— BRIEF —
Repeat only the lines below that run from the line with "What seaborn and" to the line with "0.243, 0.296, 0.352]", ends included; skip every picture.

— RECORDS FOR THIS EXERCISE —
┌──
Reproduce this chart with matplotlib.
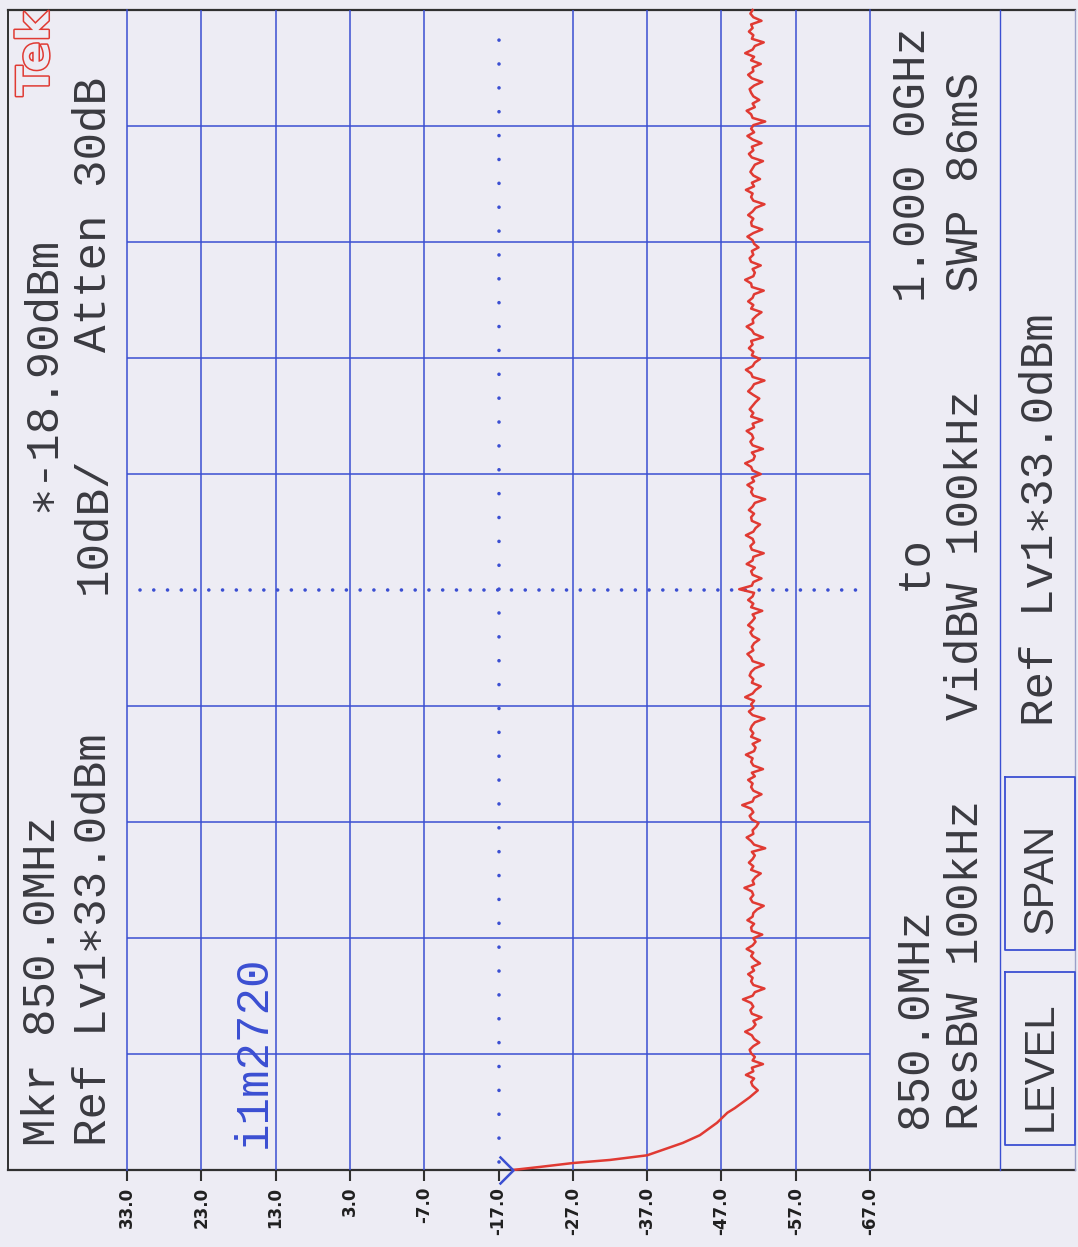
└──
┌──
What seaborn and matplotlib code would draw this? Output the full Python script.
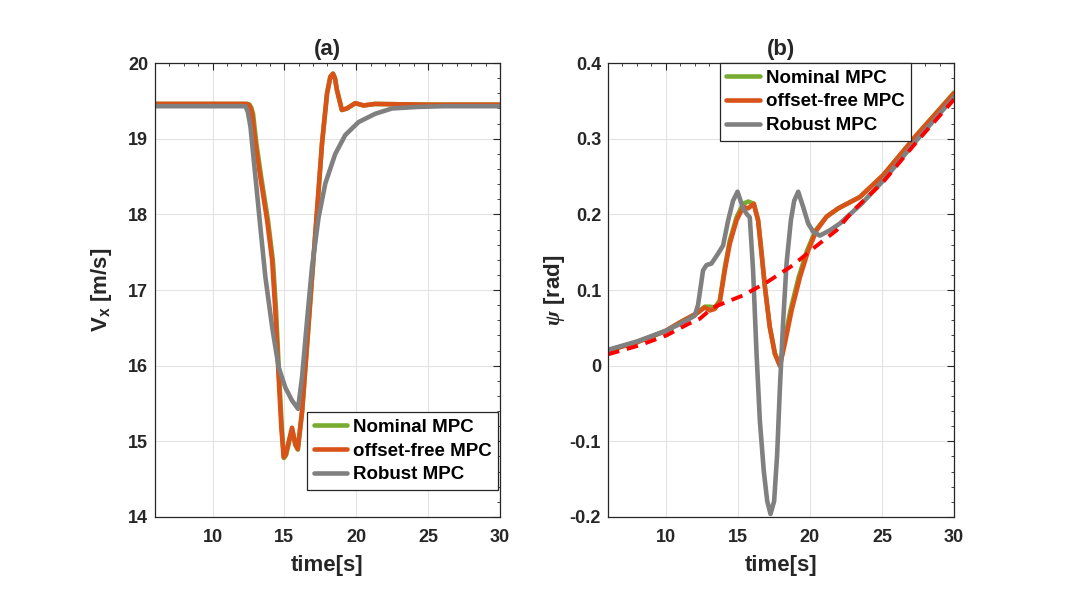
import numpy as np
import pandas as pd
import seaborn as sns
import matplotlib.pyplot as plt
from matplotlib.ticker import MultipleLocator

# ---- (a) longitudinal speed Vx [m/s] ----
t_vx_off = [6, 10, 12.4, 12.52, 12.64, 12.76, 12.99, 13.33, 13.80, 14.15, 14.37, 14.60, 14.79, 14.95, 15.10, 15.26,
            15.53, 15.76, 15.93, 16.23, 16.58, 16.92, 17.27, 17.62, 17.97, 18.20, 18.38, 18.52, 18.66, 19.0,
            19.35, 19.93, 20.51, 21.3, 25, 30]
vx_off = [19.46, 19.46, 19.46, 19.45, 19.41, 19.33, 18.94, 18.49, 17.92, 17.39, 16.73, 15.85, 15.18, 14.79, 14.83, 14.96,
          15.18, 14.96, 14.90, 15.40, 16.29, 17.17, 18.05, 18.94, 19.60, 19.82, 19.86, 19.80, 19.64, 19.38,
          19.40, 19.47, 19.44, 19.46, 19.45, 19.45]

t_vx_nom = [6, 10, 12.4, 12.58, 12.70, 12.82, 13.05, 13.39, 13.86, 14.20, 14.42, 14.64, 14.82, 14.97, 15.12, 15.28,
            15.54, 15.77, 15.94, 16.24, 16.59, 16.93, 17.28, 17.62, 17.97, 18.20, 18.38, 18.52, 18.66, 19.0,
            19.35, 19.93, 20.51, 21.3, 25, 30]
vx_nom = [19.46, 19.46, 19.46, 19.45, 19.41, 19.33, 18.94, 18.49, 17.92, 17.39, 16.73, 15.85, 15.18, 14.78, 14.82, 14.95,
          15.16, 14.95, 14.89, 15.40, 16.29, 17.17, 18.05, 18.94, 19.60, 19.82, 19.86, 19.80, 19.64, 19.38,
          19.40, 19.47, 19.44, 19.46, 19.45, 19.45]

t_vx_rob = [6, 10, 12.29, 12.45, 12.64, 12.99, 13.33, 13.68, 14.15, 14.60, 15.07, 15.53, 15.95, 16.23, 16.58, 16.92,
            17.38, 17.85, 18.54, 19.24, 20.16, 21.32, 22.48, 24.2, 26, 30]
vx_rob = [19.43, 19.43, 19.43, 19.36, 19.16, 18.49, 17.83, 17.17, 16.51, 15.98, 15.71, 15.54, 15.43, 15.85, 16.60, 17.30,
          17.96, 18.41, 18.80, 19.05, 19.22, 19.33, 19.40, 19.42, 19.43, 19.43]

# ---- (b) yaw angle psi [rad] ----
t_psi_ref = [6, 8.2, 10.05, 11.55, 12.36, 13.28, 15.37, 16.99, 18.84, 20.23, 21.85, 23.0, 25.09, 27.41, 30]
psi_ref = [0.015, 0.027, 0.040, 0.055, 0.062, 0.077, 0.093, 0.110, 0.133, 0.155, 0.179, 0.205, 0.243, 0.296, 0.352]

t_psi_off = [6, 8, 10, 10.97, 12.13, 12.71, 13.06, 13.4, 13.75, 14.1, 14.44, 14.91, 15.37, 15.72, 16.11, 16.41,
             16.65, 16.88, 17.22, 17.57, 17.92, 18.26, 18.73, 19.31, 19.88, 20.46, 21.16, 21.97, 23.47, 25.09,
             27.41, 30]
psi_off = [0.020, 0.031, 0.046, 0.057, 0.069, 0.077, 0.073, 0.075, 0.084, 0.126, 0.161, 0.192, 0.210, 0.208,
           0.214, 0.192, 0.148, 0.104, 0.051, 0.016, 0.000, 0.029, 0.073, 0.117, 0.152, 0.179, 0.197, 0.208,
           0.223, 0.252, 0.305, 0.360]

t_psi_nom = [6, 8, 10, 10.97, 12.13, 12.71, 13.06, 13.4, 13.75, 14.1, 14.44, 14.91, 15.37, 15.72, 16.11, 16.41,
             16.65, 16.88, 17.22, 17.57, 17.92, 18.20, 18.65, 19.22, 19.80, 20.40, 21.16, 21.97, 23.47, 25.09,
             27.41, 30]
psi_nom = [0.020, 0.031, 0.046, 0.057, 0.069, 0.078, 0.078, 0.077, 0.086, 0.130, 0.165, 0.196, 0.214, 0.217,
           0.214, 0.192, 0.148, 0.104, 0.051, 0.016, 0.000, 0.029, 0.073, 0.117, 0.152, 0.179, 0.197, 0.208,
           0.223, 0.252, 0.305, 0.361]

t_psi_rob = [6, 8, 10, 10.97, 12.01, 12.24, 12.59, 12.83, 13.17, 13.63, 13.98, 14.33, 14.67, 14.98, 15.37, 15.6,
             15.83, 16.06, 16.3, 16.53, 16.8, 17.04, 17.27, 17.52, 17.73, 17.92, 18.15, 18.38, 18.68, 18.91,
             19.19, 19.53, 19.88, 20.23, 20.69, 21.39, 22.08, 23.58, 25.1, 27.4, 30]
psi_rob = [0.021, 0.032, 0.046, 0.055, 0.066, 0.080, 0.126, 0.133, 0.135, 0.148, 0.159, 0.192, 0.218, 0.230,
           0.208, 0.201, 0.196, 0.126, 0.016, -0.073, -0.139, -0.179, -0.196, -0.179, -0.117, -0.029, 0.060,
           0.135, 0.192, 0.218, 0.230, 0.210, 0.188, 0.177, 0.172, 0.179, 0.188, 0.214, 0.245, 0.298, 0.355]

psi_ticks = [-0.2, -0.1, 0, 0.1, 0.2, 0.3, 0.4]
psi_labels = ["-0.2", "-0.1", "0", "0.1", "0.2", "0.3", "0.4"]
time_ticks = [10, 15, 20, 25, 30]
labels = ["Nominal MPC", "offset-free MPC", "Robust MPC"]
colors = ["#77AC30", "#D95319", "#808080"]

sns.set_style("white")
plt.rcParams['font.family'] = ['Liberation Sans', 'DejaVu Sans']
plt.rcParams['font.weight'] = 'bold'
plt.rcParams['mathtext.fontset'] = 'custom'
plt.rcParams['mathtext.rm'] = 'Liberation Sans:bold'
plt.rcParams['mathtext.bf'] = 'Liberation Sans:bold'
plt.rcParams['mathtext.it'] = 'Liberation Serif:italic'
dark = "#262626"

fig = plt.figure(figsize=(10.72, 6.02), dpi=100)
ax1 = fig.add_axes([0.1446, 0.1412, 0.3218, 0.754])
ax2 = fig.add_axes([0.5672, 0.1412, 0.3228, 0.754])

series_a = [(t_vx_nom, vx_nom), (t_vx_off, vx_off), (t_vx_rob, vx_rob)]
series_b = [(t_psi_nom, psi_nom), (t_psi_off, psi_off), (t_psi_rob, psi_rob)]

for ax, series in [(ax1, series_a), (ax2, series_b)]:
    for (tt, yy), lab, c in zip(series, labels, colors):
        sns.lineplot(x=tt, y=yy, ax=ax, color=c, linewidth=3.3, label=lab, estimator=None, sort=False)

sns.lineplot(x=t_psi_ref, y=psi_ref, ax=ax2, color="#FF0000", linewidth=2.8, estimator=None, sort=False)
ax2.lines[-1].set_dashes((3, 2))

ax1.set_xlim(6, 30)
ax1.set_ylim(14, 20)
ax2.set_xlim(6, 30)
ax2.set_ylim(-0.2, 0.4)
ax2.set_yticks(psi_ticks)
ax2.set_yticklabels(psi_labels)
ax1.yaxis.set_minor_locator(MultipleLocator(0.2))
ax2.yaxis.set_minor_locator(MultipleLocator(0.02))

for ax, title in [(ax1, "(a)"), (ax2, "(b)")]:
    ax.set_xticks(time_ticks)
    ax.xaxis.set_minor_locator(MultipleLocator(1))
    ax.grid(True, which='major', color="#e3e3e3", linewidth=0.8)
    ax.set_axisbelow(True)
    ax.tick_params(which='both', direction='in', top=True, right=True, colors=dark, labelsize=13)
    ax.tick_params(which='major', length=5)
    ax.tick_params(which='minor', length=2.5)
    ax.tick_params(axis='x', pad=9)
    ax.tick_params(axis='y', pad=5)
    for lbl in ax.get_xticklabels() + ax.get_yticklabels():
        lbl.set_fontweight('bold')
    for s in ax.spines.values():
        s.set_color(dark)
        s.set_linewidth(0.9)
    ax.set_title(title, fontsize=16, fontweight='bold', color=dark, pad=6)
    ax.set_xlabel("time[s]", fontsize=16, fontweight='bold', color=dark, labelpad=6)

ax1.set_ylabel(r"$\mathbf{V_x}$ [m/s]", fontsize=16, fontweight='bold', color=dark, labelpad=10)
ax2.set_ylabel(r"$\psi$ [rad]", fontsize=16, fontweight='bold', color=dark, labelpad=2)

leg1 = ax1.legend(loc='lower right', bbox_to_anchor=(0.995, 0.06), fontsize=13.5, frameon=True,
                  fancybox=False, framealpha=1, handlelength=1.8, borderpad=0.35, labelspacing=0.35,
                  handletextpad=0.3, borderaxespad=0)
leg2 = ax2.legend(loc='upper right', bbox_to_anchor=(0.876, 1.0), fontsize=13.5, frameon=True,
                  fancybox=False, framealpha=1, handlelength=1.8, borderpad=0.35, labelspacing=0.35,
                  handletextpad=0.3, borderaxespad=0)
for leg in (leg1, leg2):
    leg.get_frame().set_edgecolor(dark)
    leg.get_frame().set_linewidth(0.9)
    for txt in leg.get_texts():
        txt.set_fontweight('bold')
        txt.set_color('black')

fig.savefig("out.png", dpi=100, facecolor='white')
└──
— RESULT —
What seaborn and matplotlib code would draw this? Output the full Python script.
import numpy as np
import pandas as pd
import seaborn as sns
import matplotlib.pyplot as plt
from matplotlib.ticker import MultipleLocator

# ---- (a) longitudinal speed Vx [m/s] ----
t_vx_off = [6, 10, 12.4, 12.52, 12.64, 12.76, 12.99, 13.33, 13.80, 14.15, 14.37, 14.60, 14.79, 14.95, 15.10, 15.26,
            15.53, 15.76, 15.93, 16.23, 16.58, 16.92, 17.27, 17.62, 17.97, 18.20, 18.38, 18.52, 18.66, 19.0,
            19.35, 19.93, 20.51, 21.3, 25, 30]
vx_off = [19.46, 19.46, 19.46, 19.45, 19.41, 19.33, 18.94, 18.49, 17.92, 17.39, 16.73, 15.85, 15.18, 14.79, 14.83, 14.96,
          15.18, 14.96, 14.90, 15.40, 16.29, 17.17, 18.05, 18.94, 19.60, 19.82, 19.86, 19.80, 19.64, 19.38,
          19.40, 19.47, 19.44, 19.46, 19.45, 19.45]

t_vx_nom = [6, 10, 12.4, 12.58, 12.70, 12.82, 13.05, 13.39, 13.86, 14.20, 14.42, 14.64, 14.82, 14.97, 15.12, 15.28,
            15.54, 15.77, 15.94, 16.24, 16.59, 16.93, 17.28, 17.62, 17.97, 18.20, 18.38, 18.52, 18.66, 19.0,
            19.35, 19.93, 20.51, 21.3, 25, 30]
vx_nom = [19.46, 19.46, 19.46, 19.45, 19.41, 19.33, 18.94, 18.49, 17.92, 17.39, 16.73, 15.85, 15.18, 14.78, 14.82, 14.95,
          15.16, 14.95, 14.89, 15.40, 16.29, 17.17, 18.05, 18.94, 19.60, 19.82, 19.86, 19.80, 19.64, 19.38,
          19.40, 19.47, 19.44, 19.46, 19.45, 19.45]

t_vx_rob = [6, 10, 12.29, 12.45, 12.64, 12.99, 13.33, 13.68, 14.15, 14.60, 15.07, 15.53, 15.95, 16.23, 16.58, 16.92,
            17.38, 17.85, 18.54, 19.24, 20.16, 21.32, 22.48, 24.2, 26, 30]
vx_rob = [19.43, 19.43, 19.43, 19.36, 19.16, 18.49, 17.83, 17.17, 16.51, 15.98, 15.71, 15.54, 15.43, 15.85, 16.60, 17.30,
          17.96, 18.41, 18.80, 19.05, 19.22, 19.33, 19.40, 19.42, 19.43, 19.43]

# ---- (b) yaw angle psi [rad] ----
t_psi_ref = [6, 8.2, 10.05, 11.55, 12.36, 13.28, 15.37, 16.99, 18.84, 20.23, 21.85, 23.0, 25.09, 27.41, 30]
psi_ref = [0.015, 0.027, 0.040, 0.055, 0.062, 0.077, 0.093, 0.110, 0.133, 0.155, 0.179, 0.205, 0.243, 0.296, 0.352]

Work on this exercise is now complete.